A History of Continuing Service
For more than 100 years, extension agents have worked to enrich American lives through sharing practical, research-based knowledge. The informal educational programs, hands-on demonstrations and learning activities that shaped today's extension programs were born out of agricultural groups of the early 1800s; farmers met regularly to share their challenges and secrets to success.
In 1914, the Smith-Lever Act formally recognized the Cooperative Extension System, made its mission official, and tied it to the nation's land-grant colleges and universities.1 Originally underwritten by grants of state land, these institutions were dedicated to expanding opportunities for higher education in agriculture and in mechanical arts, such as engineering and other applied sciences. The Smith-Lever Act formalized a cooperative effort between the U.S. Department of Agriculture (USDA) and land-grant institutions to get the fruits of their research programs into the hands of people like you.
Now backed by county, state and federal funding, more than 100 land-grant colleges and universities exist today, and extension remains part of their purpose.1 Through a national network designed to reach directly into local communities, thousands of extension offices and agents are tasked with providing you with top-notch lawn and gardening knowledge, and helping you put that knowledge to work.

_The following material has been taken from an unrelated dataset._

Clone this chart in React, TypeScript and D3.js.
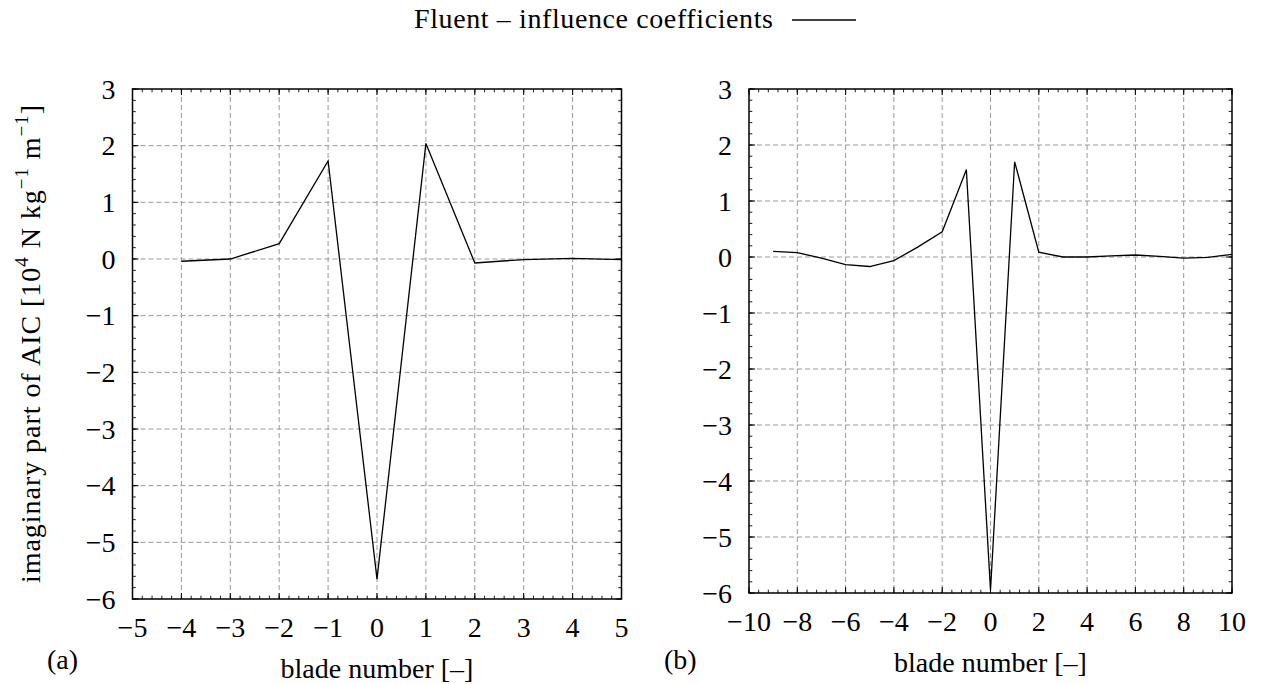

Ways Local Extension Agents Can Help
County extension offices and agents are familiar to residents of rural areas, but extension services don't stop where cities start. The reach of today's extension programs far exceeds their agricultural roots. CES programs cover diverse subjects, from small business and personal finance to health and nutrition, but horticulture and gardening remain mainstays of extension agent expertise. Well known examples of programs under CES guidance include the Master Gardener training and volunteer program and 4-H youth development programs, which introduce rural and urban youth to gardening and other valuable life skills, such as effective communication, civic involvement, visual arts and healthy living.
County extension agents have a special advantage in helping with your lawn and garden growth: Agents live in the regions they serve. When a problem emerges in your lawn or garden, your local extension expert can see it firsthand. That local perspective allows them to zero-in on the area-specific issues involved.
When improper soil pH causes problems for your lawn, your extension agent knows the region's norms and challenges. When a worrisome insect pest shows up, extension agents have an answer aimed at where you live. From kits and instruction for soil testing to your area's anticipated frost dates and canning tips for abundant garden harvests, your county extension agents and a network of extension researchers are there to serve.
Connecting With Your Extension Experts
Extension research and outreach programs vary by state, but extension offices and agents have a common denominator: They strive to be easy to find! Fulfilling their mission depends on providing the best and latest research-based insights to the public, so their office locations are designed to make that happen. Wherever you live in the United States, agents are likely nearby.
Local telephone directories still include CES offices in their government listings, but the Internet makes connecting even easier. The USDA's interactive extension map helps you locate your state's main extension office with a simple click on your state. From there, you can find the county-specific contact information you need. You can also tap into extension expertise online. Through eXtension.org's Ask An Expert program, you can get prompt, expert responses to your lawn and garden questions. You can even choose to keep your questions and answers private or share them so others can learn, too.
Introducing youth to gardening and other horticultural projects is an extension hallmark.
Pennington's university partnerships with several land-grant institutions help support the work of the researchers and educators who produce and distribute the expert lawn and garden knowledge and advice your local extension agents provide. From sharing educational resources to helping you connect with extension experts, Pennington is committed to supporting your lawn and garden education and needs.
1. U.S. Department of Agriculture, National Institute of Food and Agriculture; Extension.